**Given task**: Without the pictures, extract every line from the start of the material to the line containing "linewidth=3.5, zorder=4, clip_on=False)", both ends included.

**Supplied material**:
▶
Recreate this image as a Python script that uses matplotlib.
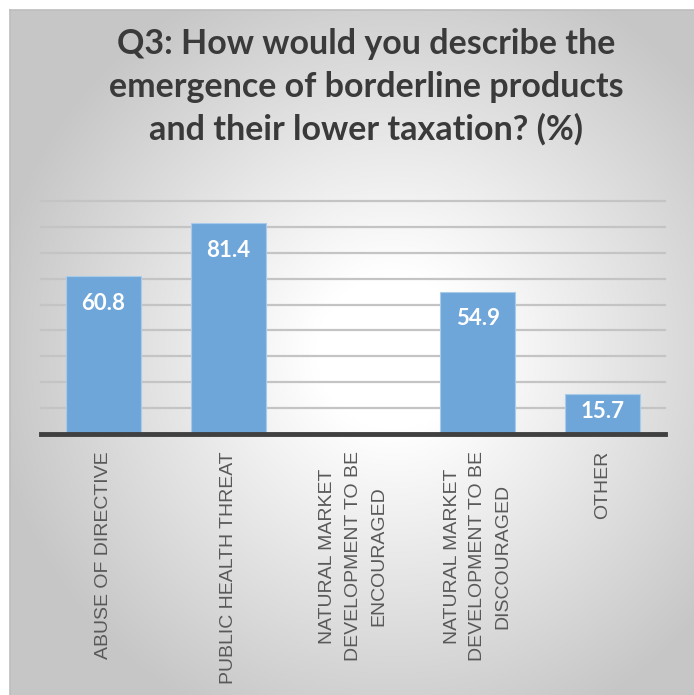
import numpy as np
import matplotlib.pyplot as plt

categories = [
    "ABUSE OF DIRECTIVE",
    "PUBLIC HEALTH THREAT",
    "NATURAL MARKET\nDEVELOPMENT TO BE\nENCOURAGED",
    "NATURAL MARKET\nDEVELOPMENT TO BE\nDISCOURAGED",
    "OTHER",
]
values = [60.8, 81.4, 0.0, 54.9, 15.7]
value_labels = ["60.8", "81.4", "", "54.9", "15.7"]
title = "Q3: How would you describe the\nemergence of borderline products\nand their lower taxation? (%)"

W, H = 694, 695
fig = plt.figure(figsize=(W / 100, H / 100), dpi=100)
fig.patch.set_facecolor("white")

# radial grey-to-white background of the chart area
bg = fig.add_axes([10 / W, 0, 1 - 10 / W, 1 - 10 / H], zorder=0)
yy, xx = np.mgrid[0:1:400j, 0:1:400j]
r = np.sqrt(((xx - 0.56) / 0.95) ** 2 + ((yy - 0.50) / 0.95) ** 2)
shade = np.clip((r - 0.12) / 0.5, 0, 1)
grey = 1.0 - 0.22 * shade
img = np.dstack([grey, grey, grey])
bg.imshow(img, extent=[0, 1, 0, 1], aspect="auto", origin="upper")
bg.set_xlim(0, 1)
bg.set_ylim(0, 1)
bg.set_xticks([])
bg.set_yticks([])
for s in bg.spines.values():
    s.set_color("#bdbdbd")
    s.set_linewidth(1.2)
bg.spines["right"].set_visible(False)
bg.spines["bottom"].set_visible(False)

# plot area
left, right = 41 / W, 665 / W
bottom, top = 1 - 434.3 / H, 1 - 200.7 / H
ax = fig.add_axes([left, bottom, right - left, top - bottom], zorder=1)
ax.patch.set_alpha(0)

x = np.arange(len(values))
ax.bar(x, values, width=0.6, color="#6FA6DA", edgecolor="#A9CBEA",
       linewidth=0.8, zorder=3)

for yv in range(10, 100, 10):
    ax.axhline(yv, color="#c4c4c4", linewidth=1.6, zorder=1, clip_on=False)
ax.axhline(0, color="#404040", linewidth=3.5, zorder=4, clip_on=False)

for xi, v, lab in zip(x, values, value_labels):
    if not lab:
        continue
    ypos = max(v - 10.4, v / 2 + 0.8)
    ax.text(xi, ypos, lab, ha="center", va="center", color="white",
            fontsize=16, fontweight="bold", family="Lato", zorder=5)

ax.set_xlim(-0.5, len(values) - 0.5)
ax.set_ylim(0, 90)
ax.set_yticks([])
ax.set_xticks(x)
ax.set_xticklabels(categories, rotation=90, ha="center", va="top",
                   multialignment="center", fontsize=14, color="#595959",
                   family="Liberation Sans", linespacing=1.65)
ax.tick_params(axis="x", length=0, pad=12)
for s in ax.spines.values():
    s.set_visible(False)

fig.text(366 / W, 1 - 87 / H, title, ha="center", va="center", fontsize=24.5,
         fontweight="bold", family="Lato", color="#3a3a3a", linespacing=1.4)

fig.savefig("out.png", dpi=100)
◀
**Response**:
Recreate this image as a Python script that uses matplotlib.
import numpy as np
import matplotlib.pyplot as plt

categories = [
    "ABUSE OF DIRECTIVE",
    "PUBLIC HEALTH THREAT",
    "NATURAL MARKET\nDEVELOPMENT TO BE\nENCOURAGED",
    "NATURAL MARKET\nDEVELOPMENT TO BE\nDISCOURAGED",
    "OTHER",
]
values = [60.8, 81.4, 0.0, 54.9, 15.7]
value_labels = ["60.8", "81.4", "", "54.9", "15.7"]
title = "Q3: How would you describe the\nemergence of borderline products\nand their lower taxation? (%)"

W, H = 694, 695
fig = plt.figure(figsize=(W / 100, H / 100), dpi=100)
fig.patch.set_facecolor("white")

# radial grey-to-white background of the chart area
bg = fig.add_axes([10 / W, 0, 1 - 10 / W, 1 - 10 / H], zorder=0)
yy, xx = np.mgrid[0:1:400j, 0:1:400j]
r = np.sqrt(((xx - 0.56) / 0.95) ** 2 + ((yy - 0.50) / 0.95) ** 2)
shade = np.clip((r - 0.12) / 0.5, 0, 1)
grey = 1.0 - 0.22 * shade
img = np.dstack([grey, grey, grey])
bg.imshow(img, extent=[0, 1, 0, 1], aspect="auto", origin="upper")
bg.set_xlim(0, 1)
bg.set_ylim(0, 1)
bg.set_xticks([])
bg.set_yticks([])
for s in bg.spines.values():
    s.set_color("#bdbdbd")
    s.set_linewidth(1.2)
bg.spines["right"].set_visible(False)
bg.spines["bottom"].set_visible(False)

# plot area
left, right = 41 / W, 665 / W
bottom, top = 1 - 434.3 / H, 1 - 200.7 / H
ax = fig.add_axes([left, bottom, right - left, top - bottom], zorder=1)
ax.patch.set_alpha(0)

x = np.arange(len(values))
ax.bar(x, values, width=0.6, color="#6FA6DA", edgecolor="#A9CBEA",
       linewidth=0.8, zorder=3)

for yv in range(10, 100, 10):
    ax.axhline(yv, color="#c4c4c4", linewidth=1.6, zorder=1, clip_on=False)
ax.axhline(0, color="#404040", linewidth=3.5, zorder=4, clip_on=False)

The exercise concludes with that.